Omit all images. Write out the rest of the material exactly.
□ □ □ □ □
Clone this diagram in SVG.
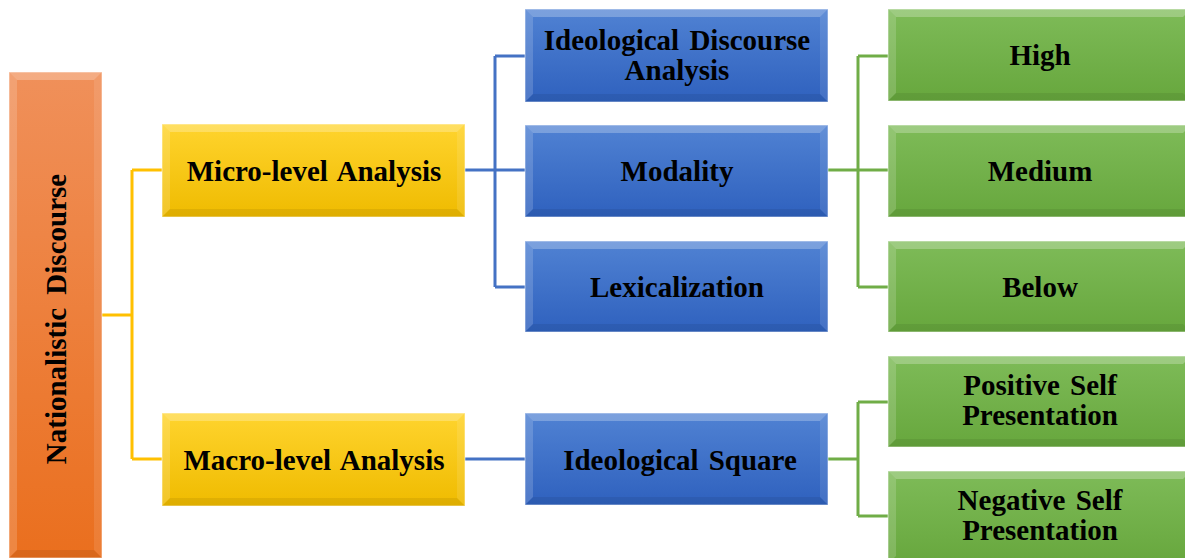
<svg xmlns="http://www.w3.org/2000/svg" width="1185" height="558" viewBox="0 0 1185 558">
<defs>
<linearGradient id="gO" x1="0" y1="0" x2="0" y2="1"><stop offset="0" stop-color="#F0905A"/><stop offset="1" stop-color="#EA6F1E"/></linearGradient>
<linearGradient id="gY" x1="0" y1="0" x2="0" y2="1"><stop offset="0" stop-color="#FFD42E"/><stop offset="1" stop-color="#EFBB00"/></linearGradient>
<linearGradient id="gB" x1="0" y1="0" x2="0" y2="1"><stop offset="0" stop-color="#5082D3"/><stop offset="1" stop-color="#2F61BE"/></linearGradient>
<linearGradient id="gG" x1="0" y1="0" x2="0" y2="1"><stop offset="0" stop-color="#7EBB58"/><stop offset="1" stop-color="#67A73D"/></linearGradient>
</defs>
<style>
.bt{fill:#fff;fill-opacity:.25}
.bl{fill:#fff;fill-opacity:.16}
.br{fill:#fff;fill-opacity:.10}
.bb{fill:#000;fill-opacity:.07}
.ol{fill:none;stroke:#fff;stroke-opacity:.45;stroke-width:1.2}
text{font-family:"Liberation Serif","Times New Roman",serif;font-weight:bold;font-size:29px;fill:#000;text-anchor:middle;word-spacing:3px}
.cy{fill:none;stroke:#FFC000;stroke-width:3}
.cb{fill:none;stroke:#4472C4;stroke-width:3}
.cg{fill:none;stroke:#70AD47;stroke-width:3}
</style>
<rect width="1185" height="558" fill="#fff"/>
<g id="connectors">
<path class="cy" d="M102,315 H132 M132,170 V459 M132,170 H162 M132,459 H162"/>
<path class="cb" d="M465,170 H525 M495,56 V287 M495,56 H525 M495,287 H525 M465,459 H525"/>
<path class="cg" d="M828,170 H888 M858,56 V287 M858,56 H888 M858,287 H888 M828,459 H858 M858,402 V516 M858,402 H888 M858,516 H888"/>
</g>
<g id="n-root">
<rect x="9" y="72" width="93" height="486" fill="url(#gO)"/>
<polygon class="bt" points="9,72 102,72 94,80 17,80"/>
<polygon class="bl" points="9,72 17,80 17,550 9,558"/>
<polygon class="br" points="102,72 102,558 94,550 94,80"/>
<polygon class="bb" points="9,558 102,558 94,550 17,550"/>
<rect class="ol" x="9" y="72" width="93" height="486"/>
<text transform="translate(66,319) rotate(-90)" x="0" y="0" style="word-spacing:6px">Nationalistic Discourse</text>
</g>
<g id="n-micro">
<rect x="162" y="124" width="303" height="93" fill="url(#gY)"/>
<polygon class="bt" points="162,124 465,124 457,132 170,132"/>
<polygon class="bl" points="162,124 170,132 170,209 162,217"/>
<polygon class="br" points="465,124 465,217 457,209 457,132"/>
<polygon class="bb" points="162,217 465,217 457,209 170,209"/>
<rect class="ol" x="162" y="124" width="303" height="93"/>
<text x="314" y="181">Micro-level Analysis</text>
</g>
<g id="n-macro">
<rect x="162" y="413" width="303" height="93" fill="url(#gY)"/>
<polygon class="bt" points="162,413 465,413 457,421 170,421"/>
<polygon class="bl" points="162,413 170,421 170,498 162,506"/>
<polygon class="br" points="465,413 465,506 457,498 457,421"/>
<polygon class="bb" points="162,506 465,506 457,498 170,498"/>
<rect class="ol" x="162" y="413" width="303" height="93"/>
<text x="314" y="470">Macro-level Analysis</text>
</g>
<g id="n-ida">
<rect x="525" y="9" width="303" height="93" fill="url(#gB)"/>
<polygon class="bt" points="525,9 828,9 820,17 533,17"/>
<polygon class="bl" points="525,9 533,17 533,94 525,102"/>
<polygon class="br" points="828,9 828,102 820,94 820,17"/>
<polygon class="bb" points="525,102 828,102 820,94 533,94"/>
<rect class="ol" x="525" y="9" width="303" height="93"/>
<text x="677" y="50">Ideological Discourse</text>
<text x="677" y="80">Analysis</text>
</g>
<g id="n-modality">
<rect x="525" y="125" width="303" height="92" fill="url(#gB)"/>
<polygon class="bt" points="525,125 828,125 820,133 533,133"/>
<polygon class="bl" points="525,125 533,133 533,209 525,217"/>
<polygon class="br" points="828,125 828,217 820,209 820,133"/>
<polygon class="bb" points="525,217 828,217 820,209 533,209"/>
<rect class="ol" x="525" y="125" width="303" height="92"/>
<text x="677" y="181">Modality</text>
</g>
<g id="n-lex">
<rect x="525" y="241" width="303" height="91" fill="url(#gB)"/>
<polygon class="bt" points="525,241 828,241 820,249 533,249"/>
<polygon class="bl" points="525,241 533,249 533,324 525,332"/>
<polygon class="br" points="828,241 828,332 820,324 820,249"/>
<polygon class="bb" points="525,332 828,332 820,324 533,324"/>
<rect class="ol" x="525" y="241" width="303" height="91"/>
<text x="677" y="297">Lexicalization</text>
</g>
<g id="n-square">
<rect x="525" y="413" width="303" height="92" fill="url(#gB)"/>
<polygon class="bt" points="525,413 828,413 820,421 533,421"/>
<polygon class="bl" points="525,413 533,421 533,497 525,505"/>
<polygon class="br" points="828,413 828,505 820,497 820,421"/>
<polygon class="bb" points="525,505 828,505 820,497 533,497"/>
<rect class="ol" x="525" y="413" width="303" height="92"/>
<text x="680" y="470">Ideological Square</text>
</g>
<g id="n-high">
<rect x="888" y="9" width="303" height="92" fill="url(#gG)"/>
<polygon class="bt" points="888,9 1191,9 1183,17 896,17"/>
<polygon class="bl" points="888,9 896,17 896,93 888,101"/>
<polygon class="bb" points="888,101 1191,101 1183,93 896,93"/>
<rect class="ol" x="888" y="9" width="303" height="92"/>
<text x="1040" y="65">High</text>
</g>
<g id="n-medium">
<rect x="888" y="125" width="303" height="92" fill="url(#gG)"/>
<polygon class="bt" points="888,125 1191,125 1183,133 896,133"/>
<polygon class="bl" points="888,125 896,133 896,209 888,217"/>
<polygon class="bb" points="888,217 1191,217 1183,209 896,209"/>
<rect class="ol" x="888" y="125" width="303" height="92"/>
<text x="1040" y="181">Medium</text>
</g>
<g id="n-below">
<rect x="888" y="241" width="303" height="91" fill="url(#gG)"/>
<polygon class="bt" points="888,241 1191,241 1183,249 896,249"/>
<polygon class="bl" points="888,241 896,249 896,324 888,332"/>
<polygon class="bb" points="888,332 1191,332 1183,324 896,324"/>
<rect class="ol" x="888" y="241" width="303" height="91"/>
<text x="1040" y="297">Below</text>
</g>
<g id="n-positive">
<rect x="888" y="356" width="303" height="91" fill="url(#gG)"/>
<polygon class="bt" points="888,356 1191,356 1183,364 896,364"/>
<polygon class="bl" points="888,356 896,364 896,439 888,447"/>
<polygon class="bb" points="888,447 1191,447 1183,439 896,439"/>
<rect class="ol" x="888" y="356" width="303" height="91"/>
<text x="1040" y="395">Positive Self</text>
<text x="1040" y="425">Presentation</text>
</g>
<g id="n-negative">
<rect x="888" y="471" width="303" height="93" fill="url(#gG)"/>
<polygon class="bt" points="888,471 1191,471 1183,479 896,479"/>
<polygon class="bl" points="888,471 896,479 896,556 888,564"/>
<rect class="ol" x="888" y="471" width="303" height="93"/>
<text x="1040" y="510">Negative Self</text>
<text x="1040" y="540">Presentation</text>
</g>
</svg>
□ □ □ □ □
▶ _Answer_:
Clone this diagram in SVG.
<svg xmlns="http://www.w3.org/2000/svg" width="1185" height="558" viewBox="0 0 1185 558">
<defs>
<linearGradient id="gO" x1="0" y1="0" x2="0" y2="1"><stop offset="0" stop-color="#F0905A"/><stop offset="1" stop-color="#EA6F1E"/></linearGradient>
<linearGradient id="gY" x1="0" y1="0" x2="0" y2="1"><stop offset="0" stop-color="#FFD42E"/><stop offset="1" stop-color="#EFBB00"/></linearGradient>
<linearGradient id="gB" x1="0" y1="0" x2="0" y2="1"><stop offset="0" stop-color="#5082D3"/><stop offset="1" stop-color="#2F61BE"/></linearGradient>
<linearGradient id="gG" x1="0" y1="0" x2="0" y2="1"><stop offset="0" stop-color="#7EBB58"/><stop offset="1" stop-color="#67A73D"/></linearGradient>
</defs>
<style>
.bt{fill:#fff;fill-opacity:.25}
.bl{fill:#fff;fill-opacity:.16}
.br{fill:#fff;fill-opacity:.10}
.bb{fill:#000;fill-opacity:.07}
.ol{fill:none;stroke:#fff;stroke-opacity:.45;stroke-width:1.2}
text{font-family:"Liberation Serif","Times New Roman",serif;font-weight:bold;font-size:29px;fill:#000;text-anchor:middle;word-spacing:3px}
.cy{fill:none;stroke:#FFC000;stroke-width:3}
.cb{fill:none;stroke:#4472C4;stroke-width:3}
.cg{fill:none;stroke:#70AD47;stroke-width:3}
</style>
<rect width="1185" height="558" fill="#fff"/>
<g id="connectors">
<path class="cy" d="M102,315 H132 M132,170 V459 M132,170 H162 M132,459 H162"/>
<path class="cb" d="M465,170 H525 M495,56 V287 M495,56 H525 M495,287 H525 M465,459 H525"/>
<path class="cg" d="M828,170 H888 M858,56 V287 M858,56 H888 M858,287 H888 M828,459 H858 M858,402 V516 M858,402 H888 M858,516 H888"/>
</g>
<g id="n-root">
<rect x="9" y="72" width="93" height="486" fill="url(#gO)"/>
<polygon class="bt" points="9,72 102,72 94,80 17,80"/>
<polygon class="bl" points="9,72 17,80 17,550 9,558"/>
<polygon class="br" points="102,72 102,558 94,550 94,80"/>
<polygon class="bb" points="9,558 102,558 94,550 17,550"/>
<rect class="ol" x="9" y="72" width="93" height="486"/>
<text transform="translate(66,319) rotate(-90)" x="0" y="0" style="word-spacing:6px">Nationalistic Discourse</text>
</g>
<g id="n-micro">
<rect x="162" y="124" width="303" height="93" fill="url(#gY)"/>
<polygon class="bt" points="162,124 465,124 457,132 170,132"/>
<polygon class="bl" points="162,124 170,132 170,209 162,217"/>
<polygon class="br" points="465,124 465,217 457,209 457,132"/>
<polygon class="bb" points="162,217 465,217 457,209 170,209"/>
<rect class="ol" x="162" y="124" width="303" height="93"/>
<text x="314" y="181">Micro-level Analysis</text>
</g>
<g id="n-macro">
<rect x="162" y="413" width="303" height="93" fill="url(#gY)"/>
<polygon class="bt" points="162,413 465,413 457,421 170,421"/>
<polygon class="bl" points="162,413 170,421 170,498 162,506"/>
<polygon class="br" points="465,413 465,506 457,498 457,421"/>
<polygon class="bb" points="162,506 465,506 457,498 170,498"/>
<rect class="ol" x="162" y="413" width="303" height="93"/>
<text x="314" y="470">Macro-level Analysis</text>
</g>
<g id="n-ida">
<rect x="525" y="9" width="303" height="93" fill="url(#gB)"/>
<polygon class="bt" points="525,9 828,9 820,17 533,17"/>
<polygon class="bl" points="525,9 533,17 533,94 525,102"/>
<polygon class="br" points="828,9 828,102 820,94 820,17"/>
<polygon class="bb" points="525,102 828,102 820,94 533,94"/>
<rect class="ol" x="525" y="9" width="303" height="93"/>
<text x="677" y="50">Ideological Discourse</text>
<text x="677" y="80">Analysis</text>
</g>
<g id="n-modality">
<rect x="525" y="125" width="303" height="92" fill="url(#gB)"/>
<polygon class="bt" points="525,125 828,125 820,133 533,133"/>
<polygon class="bl" points="525,125 533,133 533,209 525,217"/>
<polygon class="br" points="828,125 828,217 820,209 820,133"/>
<polygon class="bb" points="525,217 828,217 820,209 533,209"/>
<rect class="ol" x="525" y="125" width="303" height="92"/>
<text x="677" y="181">Modality</text>
</g>
<g id="n-lex">
<rect x="525" y="241" width="303" height="91" fill="url(#gB)"/>
<polygon class="bt" points="525,241 828,241 820,249 533,249"/>
<polygon class="bl" points="525,241 533,249 533,324 525,332"/>
<polygon class="br" points="828,241 828,332 820,324 820,249"/>
<polygon class="bb" points="525,332 828,332 820,324 533,324"/>
<rect class="ol" x="525" y="241" width="303" height="91"/>
<text x="677" y="297">Lexicalization</text>
</g>
<g id="n-square">
<rect x="525" y="413" width="303" height="92" fill="url(#gB)"/>
<polygon class="bt" points="525,413 828,413 820,421 533,421"/>
<polygon class="bl" points="525,413 533,421 533,497 525,505"/>
<polygon class="br" points="828,413 828,505 820,497 820,421"/>
<polygon class="bb" points="525,505 828,505 820,497 533,497"/>
<rect class="ol" x="525" y="413" width="303" height="92"/>
<text x="680" y="470">Ideological Square</text>
</g>
<g id="n-high">
<rect x="888" y="9" width="303" height="92" fill="url(#gG)"/>
<polygon class="bt" points="888,9 1191,9 1183,17 896,17"/>
<polygon class="bl" points="888,9 896,17 896,93 888,101"/>
<polygon class="bb" points="888,101 1191,101 1183,93 896,93"/>
<rect class="ol" x="888" y="9" width="303" height="92"/>
<text x="1040" y="65">High</text>
</g>
<g id="n-medium">
<rect x="888" y="125" width="303" height="92" fill="url(#gG)"/>
<polygon class="bt" points="888,125 1191,125 1183,133 896,133"/>
<polygon class="bl" points="888,125 896,133 896,209 888,217"/>
<polygon class="bb" points="888,217 1191,217 1183,209 896,209"/>
<rect class="ol" x="888" y="125" width="303" height="92"/>
<text x="1040" y="181">Medium</text>
</g>
<g id="n-below">
<rect x="888" y="241" width="303" height="91" fill="url(#gG)"/>
<polygon class="bt" points="888,241 1191,241 1183,249 896,249"/>
<polygon class="bl" points="888,241 896,249 896,324 888,332"/>
<polygon class="bb" points="888,332 1191,332 1183,324 896,324"/>
<rect class="ol" x="888" y="241" width="303" height="91"/>
<text x="1040" y="297">Below</text>
</g>
<g id="n-positive">
<rect x="888" y="356" width="303" height="91" fill="url(#gG)"/>
<polygon class="bt" points="888,356 1191,356 1183,364 896,364"/>
<polygon class="bl" points="888,356 896,364 896,439 888,447"/>
<polygon class="bb" points="888,447 1191,447 1183,439 896,439"/>
<rect class="ol" x="888" y="356" width="303" height="91"/>
<text x="1040" y="395">Positive Self</text>
<text x="1040" y="425">Presentation</text>
</g>
<g id="n-negative">
<rect x="888" y="471" width="303" height="93" fill="url(#gG)"/>
<polygon class="bt" points="888,471 1191,471 1183,479 896,479"/>
<polygon class="bl" points="888,471 896,479 896,556 888,564"/>
<rect class="ol" x="888" y="471" width="303" height="93"/>
<text x="1040" y="510">Negative Self</text>
<text x="1040" y="540">Presentation</text>
</g>
</svg>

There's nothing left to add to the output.